Zoom Telephonics, Inc. (hereinafter called the “Corporation”), organized and existing under and by virtue of the General Corporation Law of the State of Delaware, does hereby certify as follows:

The Board of Directors of the Corporation duly adopted resolutions by unanimous written consent pursuant to Sections 141 and 242 of the General Corporation Law of the State of Delaware, setting forth a proposed amendment to the Amended and Restated Certificate of Incorporation of the Corporation, as amended to date, and declaring said amendment to be advisable.  The stockholders of the Corporation duly approved said proposed amendment at a meeting held on November 16, 2015, in accordance with Section 242 of the General Corporation Law of the State of Delaware.  The resolutions setting forth the amendment are as follows:
 
 
RESOLVED:
That Article FOURTH of the Amended and Restated Certificate of Incorporation of the Corporation, as amended, (the “Certificate of Incorporation”) be and hereby is deleted in its entirety and the following paragraphs are inserted in lieu thereof:
   
  “The Corporation is authorized to issue two classes of stock to be designated, respectively, “Common Stock” and “Preferred Stock.” The total number of shares of all classes of stock that the Corporation shall have the authority to issue is Twenty-Seven Million (27,000,000), of which Twenty-Five Million (25,000,000) shares shall be Common Stock, having a par value of $.01 per share, and of which Two Million (2,000,000) shares shall be Preferred Stock, having a par value of $.001 per share.
   
  The Board of Directors of the Corporation is authorized, subject to limitations prescribed by the DGCL and the provisions of this Certificate of Incorporation, to provide, by resolution or resolutions from time to time and by filing a certificate or certificates of designations pursuant to the DGCL, for the issuance of the shares of Preferred Stock in series, to establish from time to time the number of shares to be included in each such series, the voting powers (if any) of the shares to be included in each such series, to fix the powers, designations, preferences and relative, participating, optional or other special rights of the shares of each such series and to fix the qualifications, limitations or restrictions thereof, including without limitation thereof, dividend rights, special voting rights, conversion rights, redemption privileges and liquidation preferences, as shall be stated and expressed in such resolutions, all to the full extent now or hereafter permitted by the DGCL. Without limiting the generality of the foregoing, the resolutions providing for issuance of any series of Preferred Stock may provide that such series shall be superior or rank equally or be junior to the Preferred Stock of any other series to the extent permitted by law.
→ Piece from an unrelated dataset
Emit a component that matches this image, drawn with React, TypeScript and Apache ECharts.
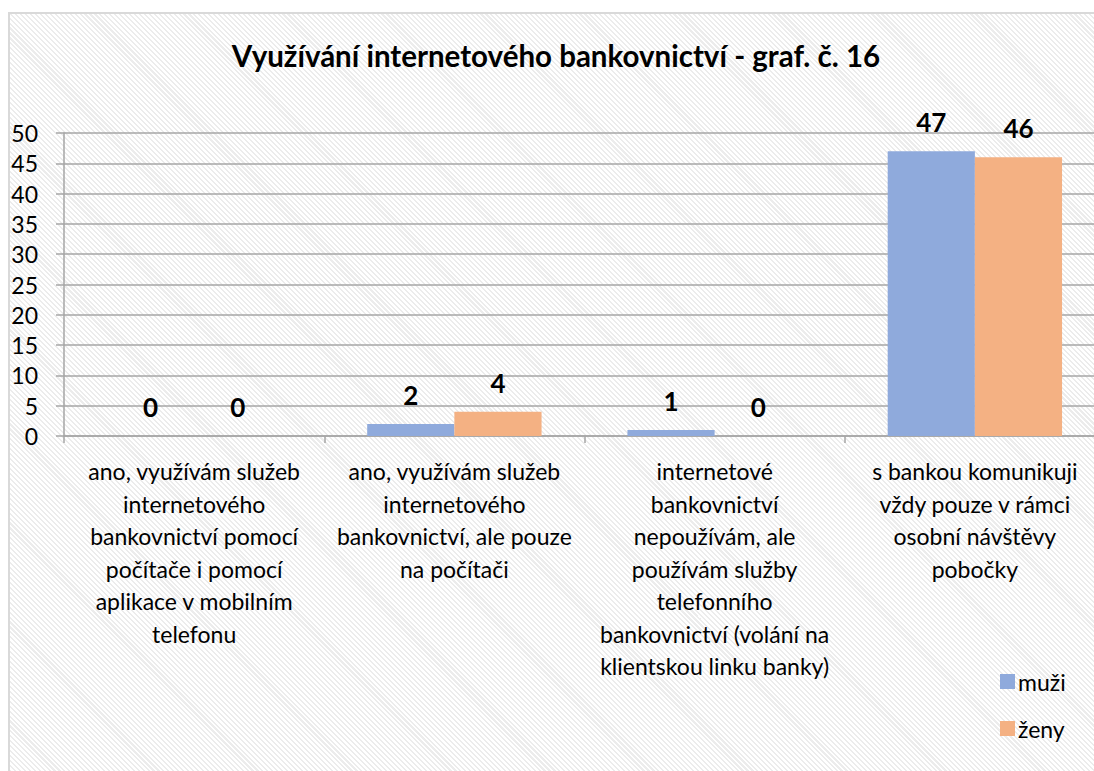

Except as otherwise specifically provided in this Certificate of Incorporation, no vote of the holders of the Preferred Stock or Common Stock shall be a prerequisite to the issuance of any shares of any series of the Preferred Stock authorized by and complying with the conditions of this Certificate of Incorporation, the right to have such vote being expressly waived by all present and future holders of the capital stock of the Corporation.”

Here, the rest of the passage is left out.